#### Chapter 3: Descriptive statistics
# (1) How many classes would you approximately want for a histogram of 4000 data points?
# (2) Compute the mean of the following numbers: 1, 2, 4, 8, 10, 12.
# (3) Based on their performance in a test, students were awarded the following grades (1=best, 6=worst):
grades.in.test<-rep(1:6, c(2, 15, 10, 4, 4, 2))
# (a) Compute the most appropriate measure of central tendency.
# (b) Compute the most appropriate measure of dispersion.
# (c) Represent the result graphically in a bar plot.
# (d) Represent the result graphically in a pareto-chart.
# (4) Load the file <201_03-04_uh(m).csv> into a dataframe UHM
# (5) Determine how many disfluencies occurred in each genre.
# (6) Represent in a graph how many disfluencies occurred in each genre.
# (7) Was the 990th disfluency produced by a man or a woman?
# (8) Generate separate summary statistics for the lengths in the two genres.
# (9) Determine how many disfluencies are longer than average.
# (10) Determine whether men or women produce more of the disfluencies that are longer than average.
# (11) What does this do? (If you cannot see that immediately from the plot, execute the function without the plotting.)
barplot(prop.table(table(FILLER, GENRE),2))
# (12) Sort the data frame according to the factor SEX (ascending) and, within SEX, according to the disfluencies (descending) and, within disfluencies, according to the lengths of the disfluencies (ascending).
# (13) Compute the 95% confidence intervals for the proportions of the three disfluencies and discuss briefly what the confidence intervals suggest concerning the different frequencies of the disfluency markers.
# (14) Compute the average positions in sentences for "uh" and "uhm" and their 95% confidence intervals, and discuss briefly what the confidence intervals suggest concerning the different average positions of these two disfluency markers.
# (15) Ten bilingual students (English/German) took one dictation in English and one in German. They made the following numbers of mistakes in English and German respectively:
# 29, 20, 10, 16, 12, 15, 25, 22, 20, 23
# 21, 19, 28, 28, 26, 18, 16, 22, 20, 28
# (a) Compute a measure of correlation to quantify the association between the numbers of errors.
# (b) Illustrate the correlation in a graph and interpret the results (in one sentence).
# (16) Compute the number of mistakes expected from a student in the German dictation, if that student made 12 mistakes in the English dictation (i.e., use german.dict as the dependent variable).
# (17) Now you also obtained the sexes of the students: students 2 to 6 were girls, the rest boys.
# (a) Enter this into R
# (b) Compute the average numbers of errors in the German dictation for boys and girls.

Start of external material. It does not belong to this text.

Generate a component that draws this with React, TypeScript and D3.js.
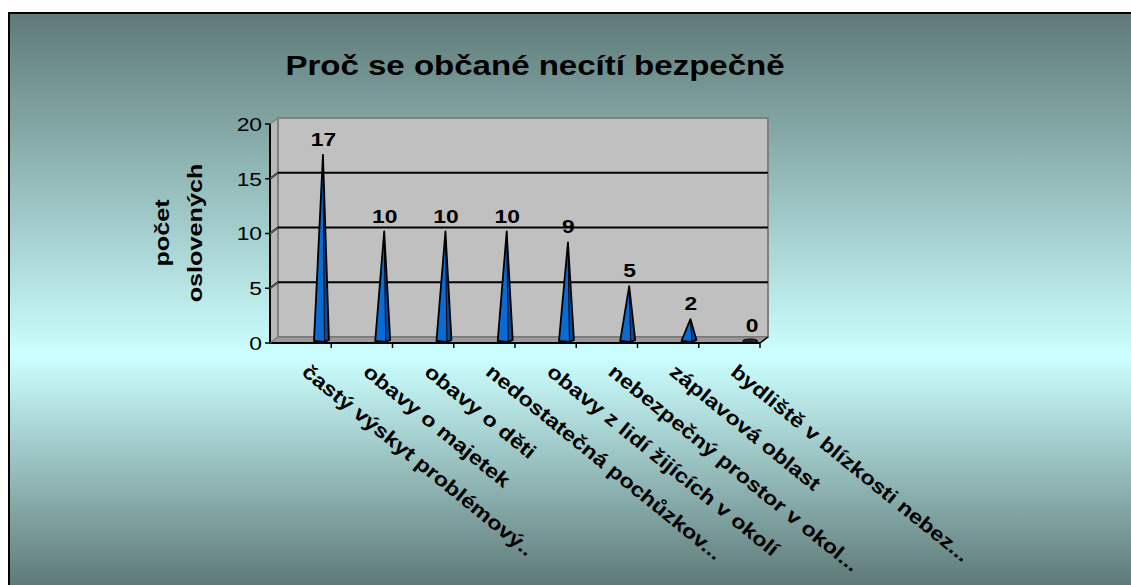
import * as d3 from 'd3'

// chart data
const categories = [
  'častý výskyt problémový..',
  'obavy o majetek',
  'obavy o děti',
  'nedostatečná pochůzkov...',
  'obavy z lidí žijících v okolí',
  'nebezpečný prostor v okol...',
  'záplavová oblast',
  'bydliště v blízkosti nebez...',
]
const values = [17, 10, 10, 10, 9, 5, 2, 0]
const yTicks = [0, 5, 10, 15, 20]
const title = 'Proč se občané necítí bezpečně'
const yTitle = ['počet', 'oslovených']

const W = 1131
const H = 585
const FONT = '"Liberation Sans", Arial, sans-serif'

export default function App() {
  // front plane of the 3d box
  const x = d3.scaleBand<string>().domain(categories).range([270, 760]).padding(0)
  const y = d3.scaleLinear().domain([0, 20]).range([343, 124])
  const bw = x.bandwidth()
  // depth offset of the back wall
  const dx = 8
  const dy = -6

  const x0 = x.range()[0]
  const x1 = x.range()[1]
  const y0 = y(0)
  const yTop = y(20)

  const pts = (p: [number, number][]) => p.map(d => d.join(',')).join(' ')

  return (
    <svg width={W} height={H} style={{ position: 'absolute', left: 0, top: 0, display: 'block' }}
      fontFamily={FONT}>
      <defs>
        <linearGradient id="bg" gradientUnits="userSpaceOnUse" x1="0" y1="13" x2="0" y2={H}>
          <stop offset="0" stopColor="#5e7a78" />
          <stop offset="0.6" stopColor="#ccffff" />
          <stop offset="1" stopColor="#5e7a78" />
        </linearGradient>
      </defs>
      <rect width={W} height={H} fill="#fff" />
      <rect x={9} y={13} width={W + 20} height={H + 20} fill="url(#bg)" stroke="#000" strokeWidth={2} />

      {/* title */}
      <text transform={`translate(535,75) scale(1.18,1)`} textAnchor="middle" fontWeight="bold" fontSize={28}>
        {title}
      </text>

      {/* side wall */}
      <polygon points={pts([[x0, yTop], [x0 + dx, yTop + dy], [x0 + dx, y0 + dy], [x0, y0]])}
        fill="#b8b8b8" stroke="#808080" strokeWidth={1.5} />
      {/* back wall */}
      <polygon points={pts([[x0 + dx, yTop + dy], [x1 + dx, yTop + dy], [x1 + dx, y0 + dy], [x0 + dx, y0 + dy]])}
        fill="#c0c0c0" stroke="#808080" strokeWidth={2} />
      {/* floor */}
      <polygon points={pts([[x0, y0], [x0 + dx, y0 + dy], [x1 + dx, y0 + dy], [x1, y0]])}
        fill="#9a9a9a" stroke="#707070" strokeWidth={1} />

      {/* gridlines */}
      {yTicks.filter(t => t > 0 && t < 20).map(t => (
        <polyline key={t} points={pts([[x0, y(t)], [x0 + dx, y(t) + dy], [x1 + dx, y(t) + dy]])}
          fill="none" stroke="#000" strokeWidth={1.8} />
      ))}

      {/* cones */}
      {categories.map((c, i) => {
        const v = values[i]
        const cx = (x(c) as number) + bw * 0.84
        const base = y0 - 2
        if (v === 0) {
          return <ellipse key={c} cx={cx} cy={base} rx={7.5} ry={2} fill="#222" stroke="#000" />
        }
        const px = cx + 1.5
        const py = y(v) - 2
        return (
          <g key={c}>
            <polygon points={pts([[px, py], [cx - 7.5, base], [cx + 3, base + 1]])} fill="#0b6bd4" />
            <polygon points={pts([[px, py], [cx + 3, base + 1], [cx + 7.5, base - 1]])} fill="#074a96" />
            <polygon points={pts([[px, py], [cx - 7.5, base], [cx + 3, base + 1], [cx + 7.5, base - 1]])}
              fill="none" stroke="#000" strokeWidth={1.8} strokeLinejoin="round" />
            <line x1={px} y1={py} x2={cx + 3} y2={base + 1} stroke="#000" strokeWidth={1} />
          </g>
        )
      })}

      {/* axes */}
      <line x1={x0} y1={yTop} x2={x0} y2={y0} stroke="#000" strokeWidth={2} />
      <line x1={x0} y1={y0} x2={x1} y2={y0} stroke="#000" strokeWidth={2} />
      <line x1={x1} y1={y0} x2={x1 + dx} y2={y0 + dy} stroke="#000" strokeWidth={1.5} />
      {yTicks.map(t => (
        <g key={t}>
          <line x1={x0 - 5} y1={y(t)} x2={x0} y2={y(t)} stroke="#000" strokeWidth={1.5} />
          <line x1={x0} y1={y(t)} x2={x0 + dx} y2={y(t) + dy} stroke="#808080" strokeWidth={1} />
          <text transform={`translate(${x0 - 8},${y(t)}) scale(1.2,1)`} textAnchor="end" dy="0.36em"
            fontSize={19}>{t}</text>
        </g>
      ))}
      {categories.map(c => (
        <line key={c} x1={(x(c) as number) + bw} y1={y0} x2={(x(c) as number) + bw} y2={y0 + 5}
          stroke="#000" strokeWidth={1.5} />
      ))}

      {/* value labels */}
      {categories.map((c, i) => (
        <text key={c} transform={`translate(${(x(c) as number) + bw * 0.84 + 2},${y(values[i]) - 11}) scale(1.2,1)`}
          textAnchor="middle" fontWeight="bold" fontSize={19}>{values[i]}</text>
      ))}

      {/* category labels */}
      {categories.map(c => (
        <text key={c} transform={`translate(${(x(c) as number) + bw / 2},${y0 + 31}) rotate(39) scale(1.17,1)`}
          fontWeight="bold" fontSize={20}>{c}</text>
      ))}

      {/* y title */}
      {yTitle.map((s, i) => (
        <text key={s} transform={`translate(${169 + i * 33},233) rotate(-90) scale(1.2,1)`}
          textAnchor="middle" fontWeight="bold" fontSize={21}>{s}</text>
      ))}
    </svg>
  )
}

# (c) Represent the numbers of mistakes in the German dictation as a function of the sex of the students graphically.
# (18) Standardize the numbers of errors in the English dictation.
# (19) The file <201_03-04_vpcs.csv> contains data from a corpus study on the alternation of particle placement that was introduced in Section 1.3.1.
# - column 1: the number of the data point
# - column 2: whether the example is from spoken or written language
# - column 3: which construction is used
# - column 4: how complex the direct object is (3 levels)
# - column 5: how long the direct object is (in syllables)
# - column 6: whether the verb-particle construction is followed by a directional PP (2 levels)
# - column 7: whether the referent of the direct object is animate or inanimate (2 levels)
# - column 8: whether the referent of the direct object is concrete or abstract (2 levels)
# (a) Read in this file, make the column names available, and test whether the input was successful.
# (b) Represent the correlation between the choice of construction and the complexity of the direct object graphically.
# (c) Create a table reprenting the correlation between the choice of construction and the complexity of the direct object and briefly summarize the result.
# (d) Represent the correlation between the choice of construction and the length of the direct object graphically and briefly summarize the result.
# (e) Compute whether the choice of construction is inflenced by the length of the direct object.
# (f) Investigate whether the choice of construction depends on the animacy of the referent of the direct objects and the presence/absence of a directional prepositional phrase.
# (20) 50 students took a statistics exam, 80% passed. What is the 95%-confidence interval for this result?